“Insights on GDPR in a Data-Driven Economy” forum
Aphaia attended the ‘Insights on GDPR in a Data-Driven Economy” forum jointly organized by Denae and University Queen Mary of London.
The “Insights on GDPR in a Data-Driven Economy” forum took place last Tuesday 29th in Madrid. It was a half-day event where some of the most relevant professionals in the industry talked about the Supervisory Authorities roles upon the GDPR, data protection implications of Brexit and the upcoming ePrivacy Regulation.
One of the main points stressed by the speakers was the fact that GDPR is not all about fines. In words of Dr. Ian Walden, Professor of Information and Communications Law and Director of the Centre for Commercial Law Studies in Queen Mary University of London, “the whole process of ensuring compliance with the appropriate rules in order to protect data subjects’ rights is not only based on fines”. In a similar way, Rafael García Gozalo, coordinator of the International Area of the Spanish Supervisory Authority (AEPD) stated that “in the AEPD strategy plan 2015-2019, enforcement does not appear as a main target.
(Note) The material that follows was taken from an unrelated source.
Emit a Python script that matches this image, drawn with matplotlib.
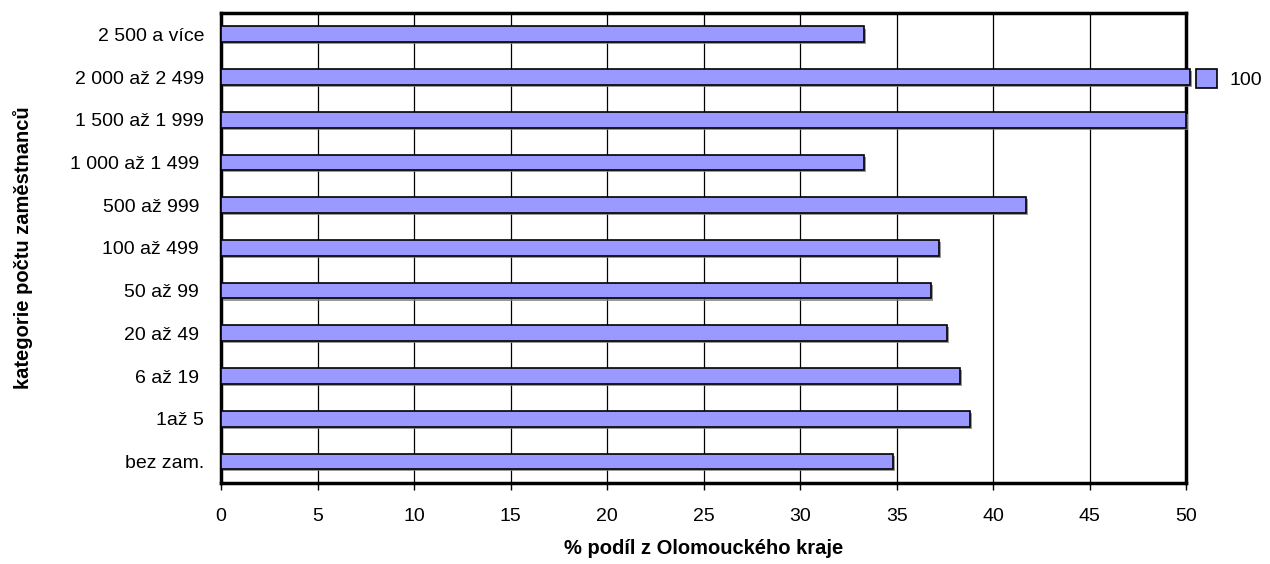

It does not mean that the AEPD is not going to enforce, it only means that the way the AEPD is conceiving their supervisory role is not primarily aimed at enforcement”.
The forum was comprised by three interesting panel discussions:
The sources where the enforcement actions originate from were discussed in the first panel. It is remarkable that 50% of data protection fines come from data subjects’ complaints. This means that not only a static compliance matters, but also how the controllers respond to their customers, users or employees concerns and to any accidental data breach makes the difference too. Mitigation measures should be placed at the top of compliance procedures.
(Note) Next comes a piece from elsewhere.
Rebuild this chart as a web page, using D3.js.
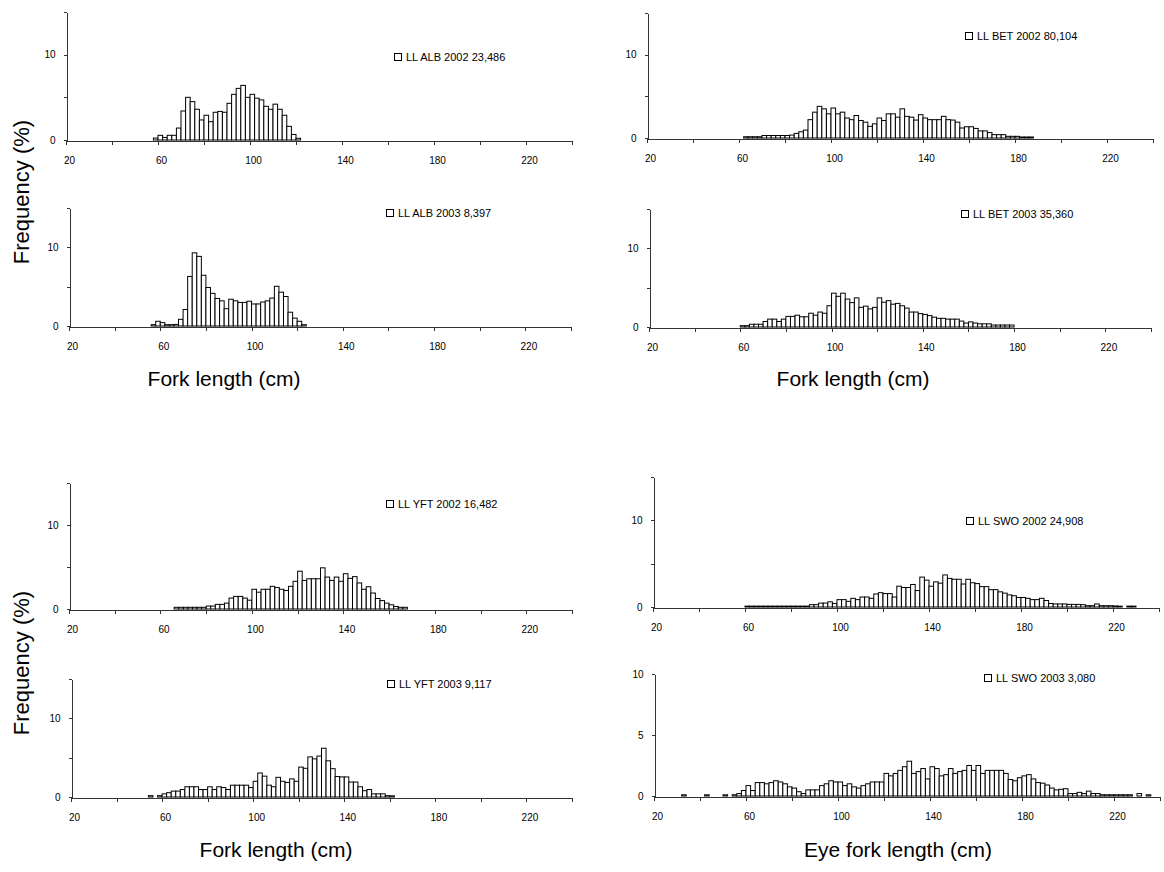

The second panel focused on Brexit. Being data transfers one of the main concerns of businesses in case of hard Brexit (as detailed by Dr.Bostjan Makarovic in our blog), the speakers pointed out the importance of the Standard Contract Clauses in this regard, and also the need to update them in line with the GDPR, as they were approved under the former Directive 95/46/EC.
The last panel was comprised by talks that covered issues as compliance as a service, the roles of the data controllerand the data processor and the principal security architect-secureworks.
We are very grateful to Ian Walden for inviting us to this interesting forum and we also want to thank Cristina Morales, Mabel Klimt, Estrella Gutiérrez, Rafael García Gozalo, Silvia Ruiz, Raúl Rubio, Paula Ortiz, Ulrich Wuermeling, Christopher Millard, Laura Aliaga and Alfredo Reino for their much valuable contributions.